:: SOURCE DATA ::

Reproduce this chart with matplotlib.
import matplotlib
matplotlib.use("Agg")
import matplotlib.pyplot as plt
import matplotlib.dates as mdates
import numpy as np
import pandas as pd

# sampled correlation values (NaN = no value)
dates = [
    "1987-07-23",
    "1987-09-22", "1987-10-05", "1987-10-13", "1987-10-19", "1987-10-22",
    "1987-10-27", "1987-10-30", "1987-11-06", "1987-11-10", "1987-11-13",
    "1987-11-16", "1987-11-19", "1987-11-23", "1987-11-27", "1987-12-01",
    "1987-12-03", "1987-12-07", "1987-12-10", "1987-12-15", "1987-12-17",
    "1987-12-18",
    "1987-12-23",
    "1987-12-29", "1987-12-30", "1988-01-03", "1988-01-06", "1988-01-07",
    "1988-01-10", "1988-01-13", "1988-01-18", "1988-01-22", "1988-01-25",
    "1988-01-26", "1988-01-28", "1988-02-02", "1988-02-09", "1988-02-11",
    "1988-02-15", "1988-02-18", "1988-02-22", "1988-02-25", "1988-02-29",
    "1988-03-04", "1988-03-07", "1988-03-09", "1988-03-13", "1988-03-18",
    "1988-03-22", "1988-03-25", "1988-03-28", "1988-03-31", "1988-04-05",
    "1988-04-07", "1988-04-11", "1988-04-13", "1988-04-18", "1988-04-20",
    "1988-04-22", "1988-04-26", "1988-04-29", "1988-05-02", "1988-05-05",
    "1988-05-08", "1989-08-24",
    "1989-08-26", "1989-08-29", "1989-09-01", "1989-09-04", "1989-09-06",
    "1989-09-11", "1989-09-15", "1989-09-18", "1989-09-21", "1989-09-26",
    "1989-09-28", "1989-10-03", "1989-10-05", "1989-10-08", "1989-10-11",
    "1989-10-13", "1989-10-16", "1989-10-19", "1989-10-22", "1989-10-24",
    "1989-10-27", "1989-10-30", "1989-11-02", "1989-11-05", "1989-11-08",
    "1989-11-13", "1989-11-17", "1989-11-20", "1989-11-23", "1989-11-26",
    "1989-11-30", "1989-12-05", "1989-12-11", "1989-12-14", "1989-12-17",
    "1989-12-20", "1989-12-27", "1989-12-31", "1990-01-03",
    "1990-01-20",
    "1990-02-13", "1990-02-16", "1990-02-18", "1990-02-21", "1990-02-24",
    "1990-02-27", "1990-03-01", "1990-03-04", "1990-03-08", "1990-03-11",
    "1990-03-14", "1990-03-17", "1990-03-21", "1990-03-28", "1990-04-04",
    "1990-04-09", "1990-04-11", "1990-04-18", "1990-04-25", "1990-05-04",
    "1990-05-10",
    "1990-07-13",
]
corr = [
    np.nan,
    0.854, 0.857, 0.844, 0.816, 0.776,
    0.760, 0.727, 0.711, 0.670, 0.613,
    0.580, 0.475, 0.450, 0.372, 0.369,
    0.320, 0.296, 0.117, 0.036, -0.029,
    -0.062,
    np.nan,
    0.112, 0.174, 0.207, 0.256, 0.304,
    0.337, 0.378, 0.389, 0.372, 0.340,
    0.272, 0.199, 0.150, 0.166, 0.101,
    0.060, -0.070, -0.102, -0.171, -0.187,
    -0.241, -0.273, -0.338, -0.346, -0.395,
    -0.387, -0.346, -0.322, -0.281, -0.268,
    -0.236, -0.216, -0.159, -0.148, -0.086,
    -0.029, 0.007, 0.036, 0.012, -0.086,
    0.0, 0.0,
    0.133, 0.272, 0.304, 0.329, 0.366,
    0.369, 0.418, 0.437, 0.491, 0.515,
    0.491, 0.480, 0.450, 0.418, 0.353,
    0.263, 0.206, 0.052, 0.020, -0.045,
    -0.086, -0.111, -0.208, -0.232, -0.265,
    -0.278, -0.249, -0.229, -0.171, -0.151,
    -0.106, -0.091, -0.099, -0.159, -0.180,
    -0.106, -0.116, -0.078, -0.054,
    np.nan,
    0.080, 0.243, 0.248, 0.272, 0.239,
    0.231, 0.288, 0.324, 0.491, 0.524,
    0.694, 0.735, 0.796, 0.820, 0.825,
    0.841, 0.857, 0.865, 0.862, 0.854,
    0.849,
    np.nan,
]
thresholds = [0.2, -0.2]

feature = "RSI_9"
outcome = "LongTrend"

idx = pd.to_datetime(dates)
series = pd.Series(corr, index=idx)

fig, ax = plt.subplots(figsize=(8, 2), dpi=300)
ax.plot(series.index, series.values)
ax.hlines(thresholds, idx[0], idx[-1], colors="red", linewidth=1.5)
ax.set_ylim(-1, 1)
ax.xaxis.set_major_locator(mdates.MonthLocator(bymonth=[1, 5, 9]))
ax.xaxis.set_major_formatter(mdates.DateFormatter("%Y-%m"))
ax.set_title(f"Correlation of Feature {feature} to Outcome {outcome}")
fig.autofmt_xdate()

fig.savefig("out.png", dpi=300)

:::

**WHAT YOU WILL DO**
Only the lines from the opening of the material through the line with "import pandas as pd" should be echoed, exactly as written.

**ANSWER BELOW**
Reproduce this chart with matplotlib.
import matplotlib
matplotlib.use("Agg")
import matplotlib.pyplot as plt
import matplotlib.dates as mdates
import numpy as np
import pandas as pd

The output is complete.